Nevertheless, Abacus Bank became the only bank indicted in the aftermath of the 2008 financial crisis. The Sungs, determined to not allow [themselves to] become scapegoats, fought through in court. The bank was acquitted of all the charges in the summer of 2015.

James said a producer of the film, Mark Mitten, has known the Sungs for more than 10 years and believed from the beginning that they were innocent. He himself followed the case. And even with the indictment, he also believed the Sungs were not guilty. He admits that because of the preformed perception, the film is not an objective journalistic work. But “Does absolutely objective journalism exist? Is the New York Times’ coverage of the Trump administration objective?” James added. “Our view is shown through thorough interviews. We also talked to the DA’s office to reflect the other side of the story.”

When the filmmakers talked to the Sungs about making this film, not everyone in the family thought it was a good idea. This is a low-key and private family. Also, some family members worried the shooting would distract them from fighting the case. But Thomas said he believed that regardless of whether they win or lose, this case needed to be documented. And the film would help the audience understand how the Chinese community and Chinese culture were scapegoated for something that was not their fault.

Despite their victory, the case left deep wounds in the hearts of the Sungs. Thomas said many people only saw what’s on the surface, and didn’t know the emotional pain the family had gone through. “You were fighting against the authorities who had much more resources. And they could easily arrest you and humiliate you in front of the public. The emotional torture is not something people who were not a part of the case could really understand,” said Thomas. 

Vera, the oldest daughter of the Sung family, said the pain is still fresh now. “It’s just like when I was a kid, people laughed at me because I am Asian.
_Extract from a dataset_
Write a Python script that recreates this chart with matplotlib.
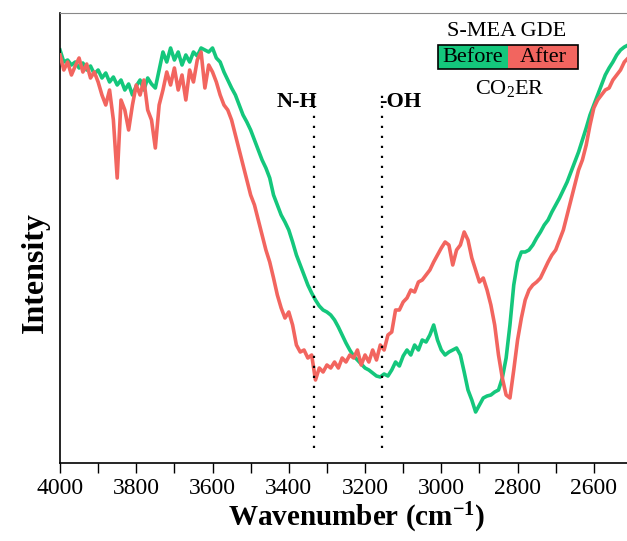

That memory lasts through now. The wounds left by this case will never fully heal. When I talk about it now, I still feel angry and hurt,” Vera said.
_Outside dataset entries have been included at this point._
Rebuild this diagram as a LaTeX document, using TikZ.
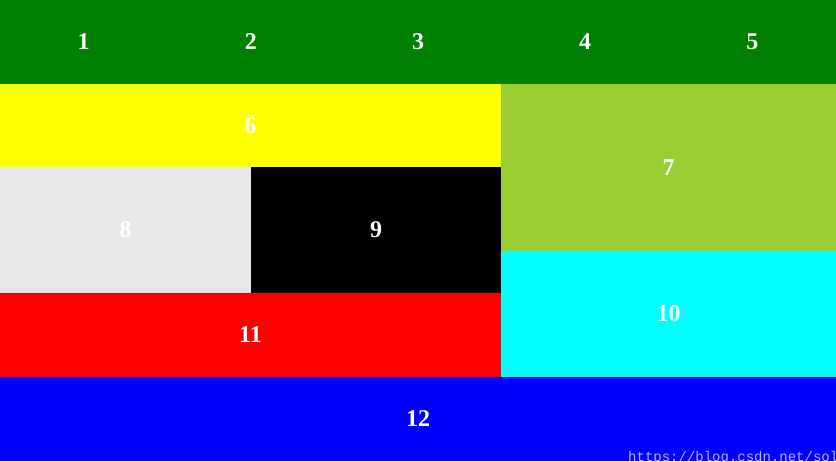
\documentclass[tikz,border=0pt]{standalone}
\usepackage{fontspec}
\setmainfont{Liberation Serif}
\setmonofont{Liberation Mono}
\definecolor{cgreen}{HTML}{008000}
\definecolor{cyellow}{HTML}{FFFF00}
\definecolor{cyg}{HTML}{9ACD32}
\definecolor{cgray}{HTML}{E8E8E8}
\definecolor{ccyan}{HTML}{00FFFF}
\definecolor{cred}{HTML}{FF0000}
\definecolor{cblue}{HTML}{0000FF}
\begin{document}
\begin{tikzpicture}[x=1pt,y=-1pt,
  cell/.style={anchor=north west,inner sep=0pt,outer sep=0pt,minimum width=#1},
  lbl/.style={text=white,font=\fontsize{24}{28}\selectfont\bfseries}]
\useasboundingbox (0,0) rectangle (836,461);
\begin{scope}
\clip (0,0) rectangle (836,461);
\fill[cgreen] (0,0) rectangle (836,84);
\fill[cyellow] (0,84) rectangle (501,167);
\fill[cyg] (501,84) rectangle (836,251);
\fill[cgray] (0,167) rectangle (251,293);
\fill[black] (251,167) rectangle (501,293);
\fill[ccyan] (501,251) rectangle (836,377);
\fill[cred] (0,293) rectangle (501,377);
\fill[cblue] (0,377) rectangle (836,461);
\node[lbl] (n1) at (83.6,42) {1};
\node[lbl] (n2) at (250.8,42) {2};
\node[lbl] (n3) at (418,42) {3};
\node[lbl] (n4) at (585.2,42) {4};
\node[lbl] (n5) at (752.4,42) {5};
\node[lbl] (n6) at (250.5,126) {6};
\node[lbl] (n7) at (668.5,168) {7};
\node[lbl] (n8) at (125.5,230) {8};
\node[lbl] (n9) at (376,230) {9};
\node[lbl] (n10) at (668.5,314) {10};
\node[lbl] (n11) at (250.5,335) {11};
\node[lbl] (n12) at (418,419) {12};
\node[anchor=north west,inner sep=0pt,text=white!70!cblue,font=\ttfamily\fontsize{14}{16}\selectfont] (wm) at (628,451) {https://blog.csdn.net/sol};
\end{scope}
\end{tikzpicture}
\end{document}
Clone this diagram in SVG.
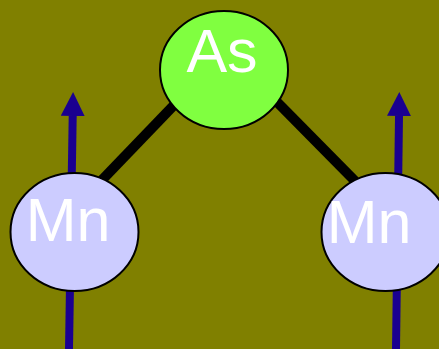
<svg xmlns="http://www.w3.org/2000/svg" width="439" height="349" viewBox="0 0 439 349">
<style>
.bond{stroke:#000;stroke-width:10;stroke-linecap:butt}
.spin{stroke:#1a0090;stroke-width:8;fill:none}
.mn{fill:#ccccff;stroke:#000;stroke-width:2}
.as{fill:#80ff40;stroke:#000;stroke-width:2}
.lbl{font-family:"Liberation Sans",Arial,sans-serif;font-size:61px;fill:#fff;text-anchor:middle}
</style>
<defs>
<marker id="ah" markerUnits="userSpaceOnUse" markerWidth="24" markerHeight="24" viewBox="0 0 24 24" refX="0" refY="12" orient="auto">
<path d="M0,0 L24,12 L0,24 Z" fill="#1a0090"/>
</marker>
</defs>
<rect width="439" height="349" fill="#808000"/>
<g id="connectors">
<line class="spin" x1="69" y1="349" x2="72.7" y2="116" marker-end="url(#ah)"/>
<line class="spin" x1="396" y1="349" x2="399" y2="116" marker-end="url(#ah)"/>
<line class="bond" x1="102" y1="180" x2="177" y2="102"/>
<line class="bond" x1="277" y1="102" x2="355" y2="181"/>
</g>
<g id="as">
<ellipse class="as" cx="224" cy="70" rx="64" ry="59"/>
<text class="lbl" x="222" y="72">As</text>
</g>
<g id="mn1">
<ellipse class="mn" cx="74.5" cy="232" rx="64" ry="59"/>
<text class="lbl" x="68" y="241">Mn</text>
</g>
<g id="mn2">
<ellipse class="mn" cx="385.5" cy="232" rx="64" ry="59"/>
<text class="lbl" x="369" y="243">Mn</text>
</g>
</svg>
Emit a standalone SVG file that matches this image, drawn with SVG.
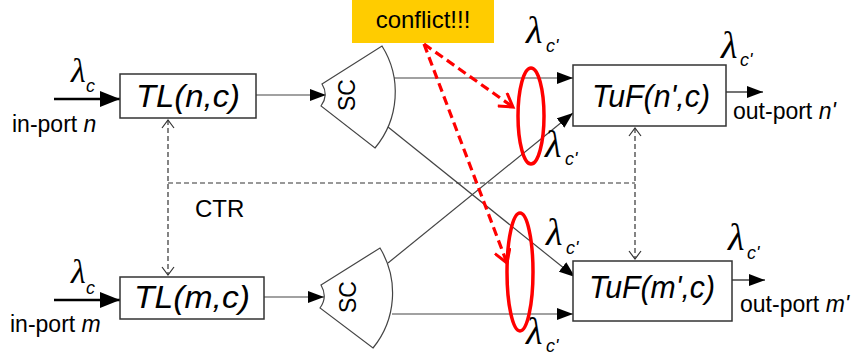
<svg xmlns="http://www.w3.org/2000/svg" width="859" height="356" viewBox="0 0 859 356">
<style>
.box{fill:#fff;stroke:#333;stroke-width:1.5}
.sc{fill:#fff;stroke:#444;stroke-width:1.2}
.big{font-family:"Liberation Sans",Arial,sans-serif;font-style:italic;font-size:32px;fill:#000}
.lbl{font-family:"Liberation Sans",Arial,sans-serif;font-size:23px;fill:#000}
.it{font-style:italic}
.lam{font-family:"Liberation Serif","Times New Roman",serif;font-style:italic;font-size:38px;fill:#000}
.sub{font-family:"Liberation Sans",Arial,sans-serif;font-style:italic;font-size:18px;fill:#000}
.ln{stroke:#444;stroke-width:1.2;fill:none}
.thick{stroke:#000;stroke-width:2.5;fill:none}
.dash{stroke:#333;stroke-width:1.2;stroke-dasharray:5,3;fill:none}
.red{stroke:#f00;stroke-width:3.2;stroke-dasharray:9,5;fill:none}
.ell{stroke:#f00;stroke-width:3.5;fill:none}
</style>
<defs>
<marker id="ah" markerUnits="userSpaceOnUse" markerWidth="16" markerHeight="12" refX="16" refY="6" orient="auto"><path d="M0,0 L16,6 L0,12 z" fill="#000"/></marker>
<marker id="ahb" markerUnits="userSpaceOnUse" markerWidth="20" markerHeight="16" refX="20" refY="8" orient="auto"><path d="M0,0 L20,8 L0,16 z" fill="#000"/></marker>
<marker id="oh" markerUnits="userSpaceOnUse" markerWidth="10" markerHeight="14" refX="9" refY="7" orient="auto-start-reverse"><path d="M1,1 L9,7 L1,13" fill="none" stroke="#333" stroke-width="1.2"/></marker>
<marker id="rh" markerUnits="userSpaceOnUse" markerWidth="18" markerHeight="18" refX="15" refY="9" orient="auto"><path d="M2,1 L15,9 L2,17" fill="none" stroke="#f00" stroke-width="3"/></marker>
</defs>

<g id="connectors">
<line class="thick" x1="54" y1="99" x2="120" y2="99" marker-end="url(#ahb)"/>
<line class="thick" x1="54" y1="300" x2="120" y2="300" marker-end="url(#ahb)"/>
<line class="ln" x1="256" y1="95" x2="326" y2="95" marker-end="url(#ah)"/>
<line class="ln" x1="264" y1="297" x2="324" y2="297" marker-end="url(#ah)"/>
<line class="ln" x1="393" y1="78" x2="573" y2="78" marker-end="url(#ah)"/>
<line class="ln" x1="388" y1="127" x2="575" y2="277" marker-end="url(#ah)"/>
<line class="ln" x1="388" y1="263" x2="573" y2="113" marker-end="url(#ah)"/>
<line class="ln" x1="392" y1="314" x2="573" y2="314" marker-end="url(#ah)"/>
<line class="ln" x1="726" y1="92" x2="763" y2="92" marker-end="url(#ah)" style="stroke-width:1.6"/>
<line class="ln" x1="732" y1="280" x2="765" y2="280" marker-end="url(#ah)" style="stroke-width:1.6"/>
<line class="dash" x1="168" y1="120" x2="168" y2="275" marker-start="url(#oh)" marker-end="url(#oh)"/>
<line class="dash" x1="168" y1="183" x2="635" y2="183"/>
<line class="dash" x1="635" y1="128" x2="635" y2="259" marker-start="url(#oh)" marker-end="url(#oh)"/>
<line class="red" x1="424" y1="44" x2="513" y2="107" marker-end="url(#rh)"/>
<line class="red" x1="424" y1="44" x2="507" y2="263" marker-end="url(#rh)"/>
</g>

<g id="TLn">
<rect class="box" x="120" y="74" width="136" height="44"/>
<text class="big" x="188" y="107" text-anchor="middle" textLength="104" lengthAdjust="spacingAndGlyphs">TL(n,c)</text>
</g>
<g id="TLm">
<rect class="box" x="120" y="277" width="144" height="42"/>
<text class="big" x="192" y="308" text-anchor="middle" textLength="116" lengthAdjust="spacingAndGlyphs">TL(m,c)</text>
</g>
<g id="SCn">
<path class="sc" d="M322,84 L382,46 A87,87 0 0 1 375,148 L321,106 Q329,95 322,84 z"/>
<text class="lbl" transform="translate(355,95) rotate(-90)" text-anchor="middle">SC</text>
</g>
<g id="SCm">
<path class="sc" d="M321,285 L380,248 A87,87 0 0 1 373,348 L320,308 Q328,297 321,285 z"/>
<text class="lbl" transform="translate(356,297) rotate(-90)" text-anchor="middle">SC</text>
</g>
<g id="TuFn">
<rect class="box" x="573" y="65" width="153" height="61"/>
<text class="big" x="651" y="107" text-anchor="middle" textLength="118" lengthAdjust="spacingAndGlyphs">TuF(n',c)</text>
</g>
<g id="TuFm">
<rect class="box" x="573" y="261" width="159" height="60"/>
<text class="big" x="652" y="298" text-anchor="middle" textLength="126" lengthAdjust="spacingAndGlyphs">TuF(m',c)</text>
</g>
<g id="conflict">
<rect x="352" y="0" width="142" height="43" fill="#ffcc00"/>
<text class="lbl" x="423" y="28" text-anchor="middle" style="font-size:24px">conflict!!!</text>
</g>
<g id="ellipses">
<ellipse class="ell" cx="531" cy="116" rx="13" ry="48"/>
<ellipse class="ell" cx="520" cy="272" rx="13" ry="59"/>
</g>
<g id="labels">
<text class="lbl" x="12" y="132">in-port <tspan class="it">n</tspan></text>
<text class="lbl" x="10" y="332">in-port <tspan class="it">m</tspan></text>
<text class="lbl" x="733" y="119">out-port <tspan class="it">n'</tspan></text>
<text class="lbl" x="740" y="312">out-port <tspan class="it">m'</tspan></text>
<text class="lbl" x="195" y="217" style="font-size:24px">CTR</text>
<text class="lam" x="71" y="82" style="font-size:34px">λ</text><text class="sub" x="86" y="92">c</text>
<text class="lam" x="71" y="283" style="font-size:34px">λ</text><text class="sub" x="86" y="294">c</text>
<text class="lam" x="526" y="43">λ</text><text class="sub" x="546" y="52">c'</text>
<text class="lam" x="545" y="157">λ</text><text class="sub" x="565" y="165">c'</text>
<text class="lam" x="546" y="245">λ</text><text class="sub" x="566" y="254">c'</text>
<text class="lam" x="526" y="344">λ</text><text class="sub" x="546" y="352">c'</text>
<text class="lam" x="721" y="58">λ</text><text class="sub" x="740" y="66">c'</text>
<text class="lam" x="728" y="250">λ</text><text class="sub" x="747" y="259">c'</text>
</g>
</svg>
The film didn’t bring up the topic of racism explicitly. James said he wanted to leave it to the audience to draw their own conclusion. Heather, the third daughter of the Sungs, said there are two kinds of racism — the overt type is explicit and most people won’t accept it, and the covert type is based on people’s subconscious. And the Abacus case, in which the DA’s office tied this bank with the 2008 financial crisis and indeed had targeted the Chinese community, belongs to the latter. “Covert racism is disguised and hard to detect. Therefore, people should be more alert [to it],” Heather said.

The youngest daughter, Chanterelle, had worked for the Manhattan DA’s Office for seven years before she quit during the Abacus case. She likened what the DA’s office had done to Abacus to “letting the robbers run away and holding the shop accountable.” She said after the case, she still believes the judicial system works. But some people working in the judicial system are not qualified. They allow personal bias to take over the principle of “following the facts.” 
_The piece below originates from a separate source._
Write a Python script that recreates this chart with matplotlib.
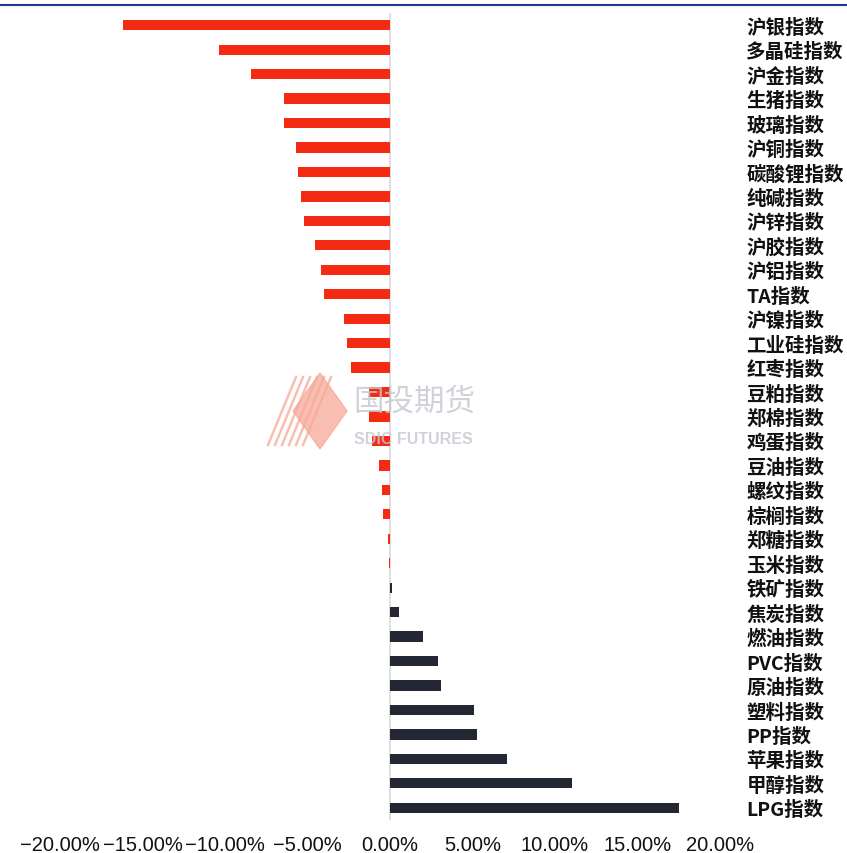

Chanterelle said law schools should have more discussions on social justice so people who would like to work in law enforcement can be trained in the right way from the beginning. She also noted: “People choose this profession with different motivations. Some really want to arrest all the bad guys. But it could lead to a result-driven approach marred by mistakes.”

Chang, a veteran journalist who has experience in covering legal justice, said many prosecutors get promoted based on the number of cases they win. This can drive them to like to try a case even when there is no case.  He also noted that the Sungs spent $10 million to defend themselves, and several family members are lawyers themselves. “For people with less money and education, justice is even harder to get,” said Chang.